Compute the linear shift between two point clouds. Star coordinates in the image are expected in image.stars_coords

write Image.dx, Image.dy, Image.header

Parameters:

reference ([type]) – (x,y) coordinates of n reference stars (shape should be (2, n))
tolerance (float, optional) – maximum difference for which shifts are considered similar, by default 1.5
clean (bool, optional) – Merge coordinates if too close, by default False

Notes

xyshift is originaly the TRAPHOT (M. Gillon) method to align consecutive images.

Principle: Let’s consider two images, im and ref. We want to know the shift between im and ref knowing the position of the stars in these two images. We suppose that there is N stars in im and ref and that their position are given by

\[\begin{split}\boldsymbol{S^{im}} = \begin{bmatrix} x^{im}_0 & y^{im}_0 \\ x^{im}_1 & y^{im}_1 \\ . & . \\ x^{im}_N & y^{im}_N \end{bmatrix} \quad and \quad \boldsymbol{S^{ref}} = \begin{bmatrix} x^{ref}_0 & y^{ref}_0 \\ x^{ref}_1 & y^{ref}_1 \\ . & . \\ x^{ref}_N & y^{ref}_N \end{bmatrix}\end{split}\]

\(x_i, y_i\) being the coordinates of the star \(i\)

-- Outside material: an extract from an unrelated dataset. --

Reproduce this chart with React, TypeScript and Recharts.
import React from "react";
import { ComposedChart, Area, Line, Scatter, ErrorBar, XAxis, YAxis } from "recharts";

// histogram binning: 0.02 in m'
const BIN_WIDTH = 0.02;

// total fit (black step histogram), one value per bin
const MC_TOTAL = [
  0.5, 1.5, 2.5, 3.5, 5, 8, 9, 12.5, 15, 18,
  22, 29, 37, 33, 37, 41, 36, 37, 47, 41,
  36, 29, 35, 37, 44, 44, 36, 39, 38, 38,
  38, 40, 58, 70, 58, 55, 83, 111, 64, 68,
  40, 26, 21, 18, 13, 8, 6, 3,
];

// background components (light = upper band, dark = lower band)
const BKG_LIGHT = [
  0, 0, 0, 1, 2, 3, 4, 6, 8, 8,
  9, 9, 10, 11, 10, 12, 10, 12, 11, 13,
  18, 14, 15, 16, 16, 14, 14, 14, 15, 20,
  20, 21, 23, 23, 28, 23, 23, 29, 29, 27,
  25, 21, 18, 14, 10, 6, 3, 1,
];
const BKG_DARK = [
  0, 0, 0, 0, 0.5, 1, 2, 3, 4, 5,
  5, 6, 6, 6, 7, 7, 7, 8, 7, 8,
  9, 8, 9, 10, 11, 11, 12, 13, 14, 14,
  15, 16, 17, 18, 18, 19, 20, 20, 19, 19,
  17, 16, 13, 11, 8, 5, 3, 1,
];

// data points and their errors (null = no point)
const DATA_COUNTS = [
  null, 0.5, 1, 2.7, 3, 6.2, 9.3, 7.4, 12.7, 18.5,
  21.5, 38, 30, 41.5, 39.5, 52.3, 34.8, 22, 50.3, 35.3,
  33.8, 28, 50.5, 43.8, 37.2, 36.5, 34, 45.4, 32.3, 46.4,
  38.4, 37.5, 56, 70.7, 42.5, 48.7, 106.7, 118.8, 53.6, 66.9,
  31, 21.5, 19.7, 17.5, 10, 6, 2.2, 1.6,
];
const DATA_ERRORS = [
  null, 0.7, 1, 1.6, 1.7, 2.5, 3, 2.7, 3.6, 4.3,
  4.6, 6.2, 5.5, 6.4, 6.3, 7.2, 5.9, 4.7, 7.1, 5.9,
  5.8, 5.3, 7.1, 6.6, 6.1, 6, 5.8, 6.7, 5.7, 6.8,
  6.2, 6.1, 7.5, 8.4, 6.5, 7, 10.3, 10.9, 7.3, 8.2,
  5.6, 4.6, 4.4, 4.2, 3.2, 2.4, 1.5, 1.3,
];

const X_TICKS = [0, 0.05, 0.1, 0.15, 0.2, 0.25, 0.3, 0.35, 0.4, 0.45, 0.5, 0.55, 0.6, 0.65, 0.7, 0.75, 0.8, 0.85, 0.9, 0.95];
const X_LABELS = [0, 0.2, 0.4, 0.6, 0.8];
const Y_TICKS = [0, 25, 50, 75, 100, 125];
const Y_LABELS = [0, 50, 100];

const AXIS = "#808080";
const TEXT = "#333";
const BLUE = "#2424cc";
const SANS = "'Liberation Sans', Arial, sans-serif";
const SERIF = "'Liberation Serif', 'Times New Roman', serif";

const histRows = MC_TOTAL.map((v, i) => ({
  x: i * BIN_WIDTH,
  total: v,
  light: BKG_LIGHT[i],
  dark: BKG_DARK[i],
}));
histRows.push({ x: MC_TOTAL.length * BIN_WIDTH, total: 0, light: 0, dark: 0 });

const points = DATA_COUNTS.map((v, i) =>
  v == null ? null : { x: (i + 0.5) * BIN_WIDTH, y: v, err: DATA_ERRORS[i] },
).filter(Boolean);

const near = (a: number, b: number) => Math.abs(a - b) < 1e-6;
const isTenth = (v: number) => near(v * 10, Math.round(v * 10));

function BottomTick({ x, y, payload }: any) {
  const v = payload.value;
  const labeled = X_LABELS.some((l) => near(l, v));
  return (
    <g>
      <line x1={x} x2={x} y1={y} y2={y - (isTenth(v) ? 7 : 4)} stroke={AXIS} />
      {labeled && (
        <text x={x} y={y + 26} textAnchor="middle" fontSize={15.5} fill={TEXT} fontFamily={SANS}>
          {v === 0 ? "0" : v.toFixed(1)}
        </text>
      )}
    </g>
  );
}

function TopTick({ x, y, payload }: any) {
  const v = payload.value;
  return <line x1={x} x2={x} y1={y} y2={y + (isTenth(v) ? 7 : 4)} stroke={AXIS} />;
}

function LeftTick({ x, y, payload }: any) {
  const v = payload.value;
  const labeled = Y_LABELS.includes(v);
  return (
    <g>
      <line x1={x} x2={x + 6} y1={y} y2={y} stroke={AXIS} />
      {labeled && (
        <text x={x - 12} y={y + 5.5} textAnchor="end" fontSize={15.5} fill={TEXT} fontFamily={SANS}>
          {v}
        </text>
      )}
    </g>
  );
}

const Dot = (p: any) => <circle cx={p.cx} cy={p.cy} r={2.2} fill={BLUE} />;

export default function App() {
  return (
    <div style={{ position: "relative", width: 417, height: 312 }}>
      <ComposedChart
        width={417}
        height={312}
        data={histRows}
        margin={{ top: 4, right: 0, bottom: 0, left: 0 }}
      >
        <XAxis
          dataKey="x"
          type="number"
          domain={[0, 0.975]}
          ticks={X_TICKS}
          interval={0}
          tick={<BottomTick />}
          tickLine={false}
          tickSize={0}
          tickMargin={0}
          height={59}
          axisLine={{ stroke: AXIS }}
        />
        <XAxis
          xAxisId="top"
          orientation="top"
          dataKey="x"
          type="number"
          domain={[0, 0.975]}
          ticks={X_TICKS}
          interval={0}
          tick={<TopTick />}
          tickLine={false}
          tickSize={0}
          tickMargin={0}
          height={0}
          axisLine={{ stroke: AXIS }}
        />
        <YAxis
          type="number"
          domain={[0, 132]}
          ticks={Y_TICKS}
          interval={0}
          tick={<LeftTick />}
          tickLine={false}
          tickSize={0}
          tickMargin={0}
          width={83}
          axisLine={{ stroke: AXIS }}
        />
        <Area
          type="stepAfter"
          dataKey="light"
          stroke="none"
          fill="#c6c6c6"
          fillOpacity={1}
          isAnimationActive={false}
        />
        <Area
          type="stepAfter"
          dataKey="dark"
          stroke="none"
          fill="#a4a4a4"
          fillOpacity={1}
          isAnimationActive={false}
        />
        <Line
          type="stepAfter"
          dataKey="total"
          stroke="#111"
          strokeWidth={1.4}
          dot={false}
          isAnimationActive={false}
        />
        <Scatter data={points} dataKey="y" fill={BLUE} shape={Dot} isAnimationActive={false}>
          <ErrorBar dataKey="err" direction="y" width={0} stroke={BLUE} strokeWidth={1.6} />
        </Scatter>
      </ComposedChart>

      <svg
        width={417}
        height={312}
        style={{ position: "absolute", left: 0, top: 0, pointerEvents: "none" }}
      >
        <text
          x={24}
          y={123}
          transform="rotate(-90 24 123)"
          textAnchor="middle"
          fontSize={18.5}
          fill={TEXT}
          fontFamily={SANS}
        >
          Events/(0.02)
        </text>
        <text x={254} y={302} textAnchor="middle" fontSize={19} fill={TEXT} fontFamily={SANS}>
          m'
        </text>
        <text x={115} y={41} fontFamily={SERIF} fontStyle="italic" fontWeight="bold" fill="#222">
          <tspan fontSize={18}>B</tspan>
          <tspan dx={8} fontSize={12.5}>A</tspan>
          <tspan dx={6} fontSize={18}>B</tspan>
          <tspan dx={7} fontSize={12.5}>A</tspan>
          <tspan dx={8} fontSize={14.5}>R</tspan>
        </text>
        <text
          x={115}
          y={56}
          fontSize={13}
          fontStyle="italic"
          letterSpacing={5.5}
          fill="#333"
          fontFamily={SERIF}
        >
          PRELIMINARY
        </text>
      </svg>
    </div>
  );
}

If we want to know, let’s say, the \(x\) shift between im and ref we just have to compute \(x^{im}_0 - x^{ref}_0\), or to be more accurate, by considering all the stars, the mean shift

\[\Delta x = \frac{1}{N}\sum_{0}^{N} x^{im}_i - x^{ref}_i\]

This is possible because \(x^{im}_i\) and \(x^{ref}_i\) are the position of the same identified star \(i\) (\(N\) of them in each image)

Identifying stars in the sky, for example using their position with respect to constellations or by trying to match catalogs (as with astrometry.net) is possible with a single image, but is time-consuming when applied to a complete set of images. Unfortunately most of the time detected stars do not hold the same index \(i\) (index is attributed by the star detection algorithm) and their number might differ.

The goal of xyshift is to check all the possible shifts from one star with respect to all the others, and to identify the most common shifts between stars of two different images.